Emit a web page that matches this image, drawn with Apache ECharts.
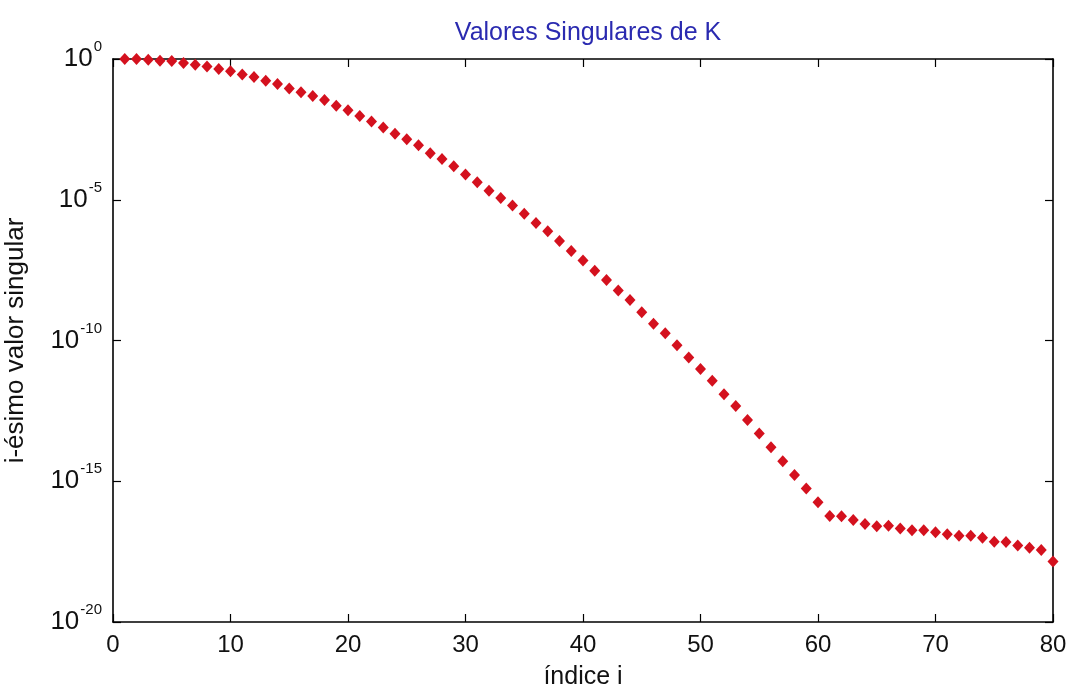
<!DOCTYPE html>
<html>
<head>
<meta charset="utf-8">
<script src="https://cdn.jsdelivr.net/npm/echarts@6/dist/echarts.min.js"></script>
<style>
html,body{margin:0;padding:0;background:#fff;}
#chart{width:1066px;height:689px;}
</style>
</head>
<body>
<div id="chart"></div>
<script>
// Data
const indices = [1,2,3,4,5,6,7,8,9,10,11,12,13,14,15,16,17,18,19,20,
  21,22,23,24,25,26,27,28,29,30,31,32,33,34,35,36,37,38,39,40,
  41,42,43,44,45,46,47,48,49,50,51,52,53,54,55,56,57,58,59,60,
  61,62,63,64,65,66,67,68,69,70,71,72,73,74,75,76,77,78,79,80];
const singularValues = [
  1.0, 0.99, 0.95, 0.87, 0.85, 0.72, 0.62, 0.54, 0.44, 0.37,
  0.28, 0.23, 0.17, 0.13, 0.089, 0.066, 0.048, 0.035, 0.022, 0.015,
  9.5e-3, 6.0e-3, 3.7e-3, 2.2e-3, 1.4e-3, 8.7e-4, 4.5e-4, 2.8e-4, 1.55e-4, 7.9e-5,
  4.2e-5, 2.1e-5, 1.15e-5, 6.2e-6, 3.2e-6, 1.5e-6, 7.6e-7, 3.4e-7, 1.5e-7, 6.9e-8,
  3.0e-8, 1.4e-8, 6.0e-9, 2.75e-9, 1.0e-9, 3.9e-10, 1.8e-10, 6.8e-11, 2.5e-11, 9.8e-12,
  3.7e-12, 1.23e-12, 4.7e-13, 1.5e-13, 5.0e-14, 1.6e-14, 5.1e-15, 1.66e-15, 5.5e-16, 1.8e-16,
  5.8e-17, 5.7e-17, 4.2e-17, 3.0e-17, 2.5e-17, 2.6e-17, 2.1e-17, 1.8e-17, 1.8e-17, 1.55e-17,
  1.3e-17, 1.15e-17, 1.15e-17, 9.8e-18, 7.1e-18, 7.0e-18, 5.2e-18, 4.3e-18, 3.6e-18, 1.4e-18
];
const xTicks = ['0','10','20','30','40','50','60','70','80'];
const yExponents = ['0','-5','-10','-15','-20'];
const titleText = 'Valores Singulares de K';
const xLabel = 'índice i';
const yLabel = 'i-ésimo valor singular';

const FONT = '"Liberation Sans", Arial, sans-serif';
const chart = echarts.init(document.getElementById('chart'), null, {renderer: 'canvas'});
const points = indices.map((x, k) => [x, singularValues[k]]);

const axisLine = {show: true, onZero: false, lineStyle: {color: '#000', width: 1.6}};
const axisTick = {show: true, inside: true, length: 8, lineStyle: {color: '#000', width: 1.2}};

chart.setOption({
  backgroundColor: '#fff',
  animation: false,
  title: {
    text: titleText,
    left: 583, top: 16, textAlign: 'center',
    textStyle: {color: '#2a2ab0', fontFamily: FONT, fontSize: 25, fontWeight: 'normal'}
  },
  grid: {left: 113, right: 13, top: 59, bottom: 67, containLabel: false, outerBoundsMode: 'none'},
  xAxis: [{
    type: 'value', min: 0, max: 80, interval: 10, position: 'bottom',
    name: xLabel, nameLocation: 'middle', nameGap: 43,
    nameTextStyle: {color: '#111', fontFamily: FONT, fontSize: 25},
    axisLine: axisLine, axisTick: axisTick, splitLine: {show: false},
    axisLabel: {color: '#111', fontFamily: FONT, fontSize: 24, margin: 11,
      formatter: v => xTicks[Math.round(v / 10)]}
  }, {
    type: 'value', min: 0, max: 80, interval: 10, position: 'top',
    axisLine: axisLine, axisTick: axisTick, splitLine: {show: false},
    axisLabel: {show: false}
  }],
  yAxis: [{
    type: 'log', logBase: 10, min: 1e-20, max: 1, interval: 5, position: 'left',
    name: yLabel, nameLocation: 'middle', nameGap: 84, nameRotate: 90,
    nameTextStyle: {color: '#111', fontFamily: FONT, fontSize: 26},
    axisLine: axisLine, axisTick: axisTick, splitLine: {show: false}, minorTick: {show: false},
    axisLabel: {
      color: '#111', margin: 11,
      formatter: function (v) {
        const e = Math.round(Math.log10(v));
        const idx = Math.round(-e / 5);
        return '{b|10}{e|' + yExponents[idx] + '}';
      },
      rich: {
        b: {fontFamily: FONT, fontSize: 26, color: '#111'},
        e: {fontFamily: FONT, fontSize: 15, color: '#111', padding: [0, 0, 24, 1]}
      }
    }
  }, {
    type: 'log', logBase: 10, min: 1e-20, max: 1, interval: 5, position: 'right',
    axisLine: axisLine, axisTick: axisTick, splitLine: {show: false},
    axisLabel: {show: false}
  }],
  series: [{
    type: 'scatter',
    xAxisIndex: 0, yAxisIndex: 0,
    symbol: 'diamond', symbolSize: [11, 12],
    itemStyle: {color: '#d4111e', opacity: 1},
    data: points
  }]
});
</script>
</body>
</html>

■ ■ ■

Direction — Repeat the lines above exactly, and keep every picture out.

Answer for this exercise —
Emit a web page that matches this image, drawn with Apache ECharts.
<!DOCTYPE html>
<html>
<head>
<meta charset="utf-8">
<script src="https://cdn.jsdelivr.net/npm/echarts@6/dist/echarts.min.js"></script>
<style>
html,body{margin:0;padding:0;background:#fff;}
#chart{width:1066px;height:689px;}
</style>
</head>
<body>
<div id="chart"></div>
<script>
// Data
const indices = [1,2,3,4,5,6,7,8,9,10,11,12,13,14,15,16,17,18,19,20,
  21,22,23,24,25,26,27,28,29,30,31,32,33,34,35,36,37,38,39,40,
  41,42,43,44,45,46,47,48,49,50,51,52,53,54,55,56,57,58,59,60,
  61,62,63,64,65,66,67,68,69,70,71,72,73,74,75,76,77,78,79,80];
const singularValues = [
  1.0, 0.99, 0.95, 0.87, 0.85, 0.72, 0.62, 0.54, 0.44, 0.37,
  0.28, 0.23, 0.17, 0.13, 0.089, 0.066, 0.048, 0.035, 0.022, 0.015,
  9.5e-3, 6.0e-3, 3.7e-3, 2.2e-3, 1.4e-3, 8.7e-4, 4.5e-4, 2.8e-4, 1.55e-4, 7.9e-5,
  4.2e-5, 2.1e-5, 1.15e-5, 6.2e-6, 3.2e-6, 1.5e-6, 7.6e-7, 3.4e-7, 1.5e-7, 6.9e-8,
  3.0e-8, 1.4e-8, 6.0e-9, 2.75e-9, 1.0e-9, 3.9e-10, 1.8e-10, 6.8e-11, 2.5e-11, 9.8e-12,
  3.7e-12, 1.23e-12, 4.7e-13, 1.5e-13, 5.0e-14, 1.6e-14, 5.1e-15, 1.66e-15, 5.5e-16, 1.8e-16,
  5.8e-17, 5.7e-17, 4.2e-17, 3.0e-17, 2.5e-17, 2.6e-17, 2.1e-17, 1.8e-17, 1.8e-17, 1.55e-17,
  1.3e-17, 1.15e-17, 1.15e-17, 9.8e-18, 7.1e-18, 7.0e-18, 5.2e-18, 4.3e-18, 3.6e-18, 1.4e-18
];
const xTicks = ['0','10','20','30','40','50','60','70','80'];
const yExponents = ['0','-5','-10','-15','-20'];
const titleText = 'Valores Singulares de K';
const xLabel = 'índice i';
const yLabel = 'i-ésimo valor singular';

const FONT = '"Liberation Sans", Arial, sans-serif';
const chart = echarts.init(document.getElementById('chart'), null, {renderer: 'canvas'});
const points = indices.map((x, k) => [x, singularValues[k]]);

const axisLine = {show: true, onZero: false, lineStyle: {color: '#000', width: 1.6}};
const axisTick = {show: true, inside: true, length: 8, lineStyle: {color: '#000', width: 1.2}};

chart.setOption({
  backgroundColor: '#fff',
  animation: false,
  title: {
    text: titleText,
    left: 583, top: 16, textAlign: 'center',
    textStyle: {color: '#2a2ab0', fontFamily: FONT, fontSize: 25, fontWeight: 'normal'}
  },
  grid: {left: 113, right: 13, top: 59, bottom: 67, containLabel: false, outerBoundsMode: 'none'},
  xAxis: [{
    type: 'value', min: 0, max: 80, interval: 10, position: 'bottom',
    name: xLabel, nameLocation: 'middle', nameGap: 43,
    nameTextStyle: {color: '#111', fontFamily: FONT, fontSize: 25},
    axisLine: axisLine, axisTick: axisTick, splitLine: {show: false},
    axisLabel: {color: '#111', fontFamily: FONT, fontSize: 24, margin: 11,
      formatter: v => xTicks[Math.round(v / 10)]}
  }, {
    type: 'value', min: 0, max: 80, interval: 10, position: 'top',
    axisLine: axisLine, axisTick: axisTick, splitLine: {show: false},
    axisLabel: {show: false}
  }],
  yAxis: [{
    type: 'log', logBase: 10, min: 1e-20, max: 1, interval: 5, position: 'left',
    name: yLabel, nameLocation: 'middle', nameGap: 84, nameRotate: 90,
    nameTextStyle: {color: '#111', fontFamily: FONT, fontSize: 26},
    axisLine: axisLine, axisTick: axisTick, splitLine: {show: false}, minorTick: {show: false},
    axisLabel: {
      color: '#111', margin: 11,
      formatter: function (v) {
        const e = Math.round(Math.log10(v));
        const idx = Math.round(-e / 5);
        return '{b|10}{e|' + yExponents[idx] + '}';
      },
      rich: {
        b: {fontFamily: FONT, fontSize: 26, color: '#111'},
        e: {fontFamily: FONT, fontSize: 15, color: '#111', padding: [0, 0, 24, 1]}
      }
    }
  }, {
    type: 'log', logBase: 10, min: 1e-20, max: 1, interval: 5, position: 'right',
    axisLine: axisLine, axisTick: axisTick, splitLine: {show: false},
    axisLabel: {show: false}
  }],
  series: [{
    type: 'scatter',
    xAxisIndex: 0, yAxisIndex: 0,
    symbol: 'diamond', symbolSize: [11, 12],
    itemStyle: {color: '#d4111e', opacity: 1},
    data: points
  }]
});
</script>
</body>
</html>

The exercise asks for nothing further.